As for WHO is funding the movement to rewrite the constitution and WHY, I'll leave you with (in my words) the basic WHY for all of it. The who is addressed in those links I provided. There are more, obviously.
The WHY is that it will allow them to roll back government restrictions that make doing business more expensive for them, eliminate taxes so they don't have to give up any of their (frequently inherited) money, give federal lands back to the state so they can buy it from the states cheaply and productize/monetize it, eliminate tort laws, environmental and workplace standards so they can operate more cheaply without risk from pesky blowback due to their actions. There are others with church/state motives, but I'm not addressing that here.

As always, que bono. This is not a case of people doing "what's right" except for themselves. There are a lot of little guys who think they will benefit, but they are sadly mistaken.

I was a libertarian up until about 2008. The financial crisis and what followed, along with a lot of reading cured me of that.

So you don't have anything other than what you think of them personally to go on.
 
So you don't have anything other than what you think of them personally to go on.

I wrote:
"Okay, when I have time I'll give you what I think they want."

You wrote:
"Doesn't seem like you actually want to, considering you keep posting, but say you don't have time to post the answer.":confused:
 
I wrote:
"Okay, when I have time I'll give you what I think they want."

You wrote:
"Doesn't seem like you actually want to, considering you keep posting, but say you don't have time to post the answer.":confused:

So?

You said what you think they want, which is fine.

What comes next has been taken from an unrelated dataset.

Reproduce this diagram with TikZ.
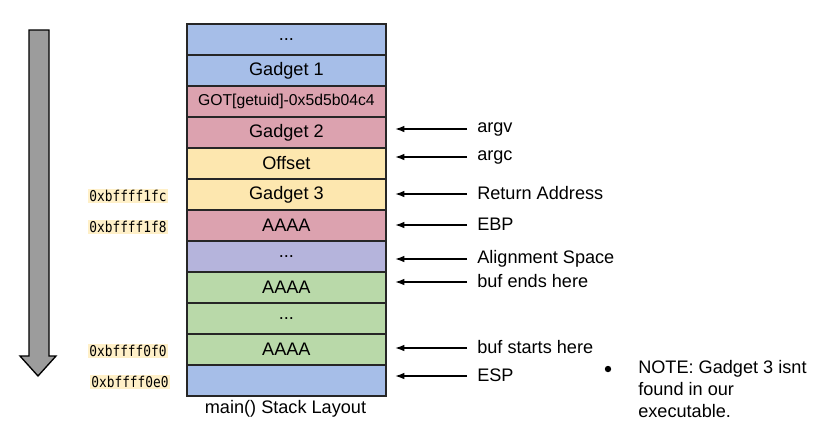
\documentclass[tikz,border=0pt]{standalone}
\usepackage{fontspec}
\setmainfont{Liberation Sans}
\newfontfamily\addrfont[FakeStretch=0.86]{DejaVu Sans Mono}
\usetikzlibrary{arrows.meta}
\definecolor{cblue}{HTML}{A6BEE8}
\definecolor{cpink}{HTML}{DCA2AF}
\definecolor{cyellow}{HTML}{FDE7AF}
\definecolor{cgreen}{HTML}{B9D9A9}
\definecolor{cmix}{HTML}{B5B4DC}
\definecolor{caddr}{HTML}{FFF0C8}
\definecolor{cgray}{HTML}{9C9C9C}
\tikzset{
  cell/.style={draw=black!85, line width=1.3pt, minimum width=199*0.75pt, minimum height=31*0.75pt,
    inner sep=0pt, font=\fontsize{13.6}{16}\selectfont, anchor=north west},
  addr/.style={fill=caddr, inner sep=1pt, font=\addrfont\fontsize{11.2}{13}\selectfont},
  lbl/.style={anchor=west, inner sep=0pt, font=\fontsize{13.6}{16}\selectfont},
  ptr/.style={-{Latex[length=7pt,width=5pt]}, line width=1.2pt},
}
\begin{document}
\begin{tikzpicture}[x=0.75pt,y=-0.75pt]
\useasboundingbox (0,0) rectangle (816,430);
% big arrow
\draw[fill=cgray, draw=black, line width=1pt]
  (29,30) -- (49,30) -- (49,356) -- (56,356) -- (38,376) -- (20,356) -- (29,356) -- cycle;
% stack cells
\node[cell, fill=cblue]   (r1)  at (186,23)  {...};
\node[cell, fill=cblue]   (r2)  at (186,54)  {Gadget 1};
\node[cell, fill=cpink, font=\fontsize{11.8}{14}\selectfont] (r3)  at (186,85)  {GOT[getuid]-0x5d5b04c4};
\node[cell, fill=cpink]   (r4)  at (186,116) {Gadget 2};
\node[cell, fill=cyellow] (r5)  at (186,147) {Offset};
\node[cell, fill=cyellow] (r6)  at (186,178) {Gadget 3};
\node[cell, fill=cpink]   (r7)  at (186,209) {AAAA};
\node[cell, fill=cmix]    (r8)  at (186,240) {...};
\node[cell, fill=cgreen]  (r9)  at (186,271) {AAAA};
\node[cell, fill=cgreen]  (r10) at (186,302) {...};
\node[cell, fill=cgreen]  (r11) at (186,333) {AAAA};
\node[cell, fill=cblue]   (r12) at (186,364) {};
\node[font=\fontsize{13.6}{16}\selectfont, inner sep=0pt] (cap) at (285.5,409) {main() Stack Layout};
% addresses
\node[addr] (a1) at (128,196) {0xbffff1fc};
\node[addr] (a2) at (128,227) {0xbffff1f8};
\node[addr] (a3) at (128,351) {0xbffff0f0};
\node[addr] (a4) at (130,382) {0xbffff0e0};
% pointer labels
\node[lbl] (l1) at (477,129) {argv};
\node[lbl] (l2) at (477,157) {argc};
\node[lbl] (l3) at (477,193) {Return Address};
\node[lbl] (l4) at (477,224) {EBP};
\node[lbl] (l5) at (477,259) {Alignment Space};
\node[lbl] (l6) at (477,281) {buf ends here};
\node[lbl] (l7) at (477,347) {buf starts here};
\node[lbl] (l8) at (477,375) {ESP};
\foreach \i/\yy in {1/129,2/157,3/194,4/225,5/259,6/282,7/348,8/376}{
  \coordinate (s\i) at (467,\yy);
  \coordinate (e\i) at (395,\yy);
  \draw[ptr] (s\i) -- (e\i);
}
% note
\fill (608,369) circle (3.2);
\node[anchor=north west, align=left, inner sep=0pt, font=\fontsize{13.6}{16.5}\selectfont] (note) at (638,360)
  {NOTE: Gadget 3 isnt\\found in our\\executable.};
\end{tikzpicture}
\end{document}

But the next thing is, why do you think that? They don't say any such thing. You just assume it because of what you think of them personally.
 
Captain: Those states could all try to do those terrible things, but it still takes 38 states to ratify. I would like to see a convention called by the states where 10 or 12 amendments were proposed. As the convention neared the tipping point where it could happen, Congress would start coming up with ways to "reform" themselves. The unfortunate fact is; it will take the states to clean up the septic tank we call the federal government.